*Provided data*.
↓

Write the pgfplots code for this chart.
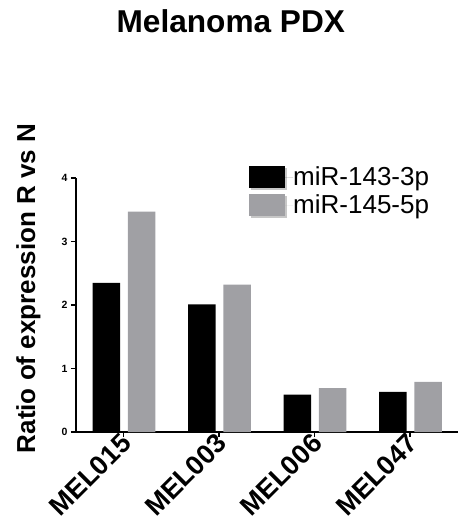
\documentclass[border=0pt]{standalone}
\usepackage{fontspec}
\setmainfont{Liberation Sans}
\usepackage{pgfplots}
\pgfplotsset{compat=1.18}
\definecolor{bargray}{RGB}{160,160,164}
\begin{document}
\begin{tikzpicture}[x=1pt,y=1pt]
\useasboundingbox (-76,-93) rectangle (391,432);
\begin{axis}[
  at={(0,0)}, anchor=south west,
  scale only axis, width=382pt, height=254pt,
  xmin=-0.5, xmax=3.5, ymin=0, ymax=4,
  axis lines*=left,
  axis line style={line width=1.5pt},
  tick style={line width=1.5pt, black},
  tick align=outside,
  major tick length=5pt,
  ytick={0,1,2,3,4},
  xtick={0,1,2,3},
  xticklabels={MEL015,MEL003,MEL006,MEL047},
  yticklabel style={font=\bfseries\fontsize{10.5}{10.5}\selectfont},
  /pgf/number format/assume math mode=true,
  xticklabel style={font=\bfseries\fontsize{27}{27}\selectfont, rotate=45, anchor=east, xshift=4pt, yshift=-3pt},
  ylabel={\bfseries Ratio of expression R vs N},
  ylabel style={font=\fontsize{26}{26}\selectfont, at={(axis description cs:-0.107,0.565)}, anchor=base, rotate=0},
  ybar, bar width=27.5pt,
  legend style={draw=none, fill=none, at={(axis description cs:0.453,1.047)}, anchor=north west,
    font=\fontsize{26}{26}\selectfont, row sep=4pt, inner sep=0pt, nodes={inner sep=0pt}},
  legend cell align=left,
  legend image code/.code={\fill[black!22] (1.5pt,-13pt) rectangle (37.5pt,9pt);
     \fill[#1] (0pt,-11pt) rectangle (36pt,11pt); \path (0pt,0pt) -- (44pt,0pt);},
  clip=false,
]
\addplot[fill=black, draw=none, bar shift=-17.3pt] coordinates {(0,2.35) (1,2.01) (2,0.59) (3,0.63)};
\addplot[fill=bargray, draw=none, bar shift=18pt] coordinates {(0,3.47) (1,2.32) (2,0.69) (3,0.79)};
\legend{miR-143-3p,miR-145-5p}
\end{axis}
\node[anchor=base, font=\bfseries\fontsize{31.6}{31.6}\selectfont] at (154.8,399) {Melanoma PDX};
\end{tikzpicture}
\end{document}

↑

*Aim of the exercise*.
Repeat the material verbatim. Do not carry over any picture.

*Complete answer*.
Write the pgfplots code for this chart.
\documentclass[border=0pt]{standalone}
\usepackage{fontspec}
\setmainfont{Liberation Sans}
\usepackage{pgfplots}
\pgfplotsset{compat=1.18}
\definecolor{bargray}{RGB}{160,160,164}
\begin{document}
\begin{tikzpicture}[x=1pt,y=1pt]
\useasboundingbox (-76,-93) rectangle (391,432);
\begin{axis}[
  at={(0,0)}, anchor=south west,
  scale only axis, width=382pt, height=254pt,
  xmin=-0.5, xmax=3.5, ymin=0, ymax=4,
  axis lines*=left,
  axis line style={line width=1.5pt},
  tick style={line width=1.5pt, black},
  tick align=outside,
  major tick length=5pt,
  ytick={0,1,2,3,4},
  xtick={0,1,2,3},
  xticklabels={MEL015,MEL003,MEL006,MEL047},
  yticklabel style={font=\bfseries\fontsize{10.5}{10.5}\selectfont},
  /pgf/number format/assume math mode=true,
  xticklabel style={font=\bfseries\fontsize{27}{27}\selectfont, rotate=45, anchor=east, xshift=4pt, yshift=-3pt},
  ylabel={\bfseries Ratio of expression R vs N},
  ylabel style={font=\fontsize{26}{26}\selectfont, at={(axis description cs:-0.107,0.565)}, anchor=base, rotate=0},
  ybar, bar width=27.5pt,
  legend style={draw=none, fill=none, at={(axis description cs:0.453,1.047)}, anchor=north west,
    font=\fontsize{26}{26}\selectfont, row sep=4pt, inner sep=0pt, nodes={inner sep=0pt}},
  legend cell align=left,
  legend image code/.code={\fill[black!22] (1.5pt,-13pt) rectangle (37.5pt,9pt);
     \fill[#1] (0pt,-11pt) rectangle (36pt,11pt); \path (0pt,0pt) -- (44pt,0pt);},
  clip=false,
]
\addplot[fill=black, draw=none, bar shift=-17.3pt] coordinates {(0,2.35) (1,2.01) (2,0.59) (3,0.63)};
\addplot[fill=bargray, draw=none, bar shift=18pt] coordinates {(0,3.47) (1,2.32) (2,0.69) (3,0.79)};
\legend{miR-143-3p,miR-145-5p}
\end{axis}
\node[anchor=base, font=\bfseries\fontsize{31.6}{31.6}\selectfont] at (154.8,399) {Melanoma PDX};
\end{tikzpicture}
\end{document}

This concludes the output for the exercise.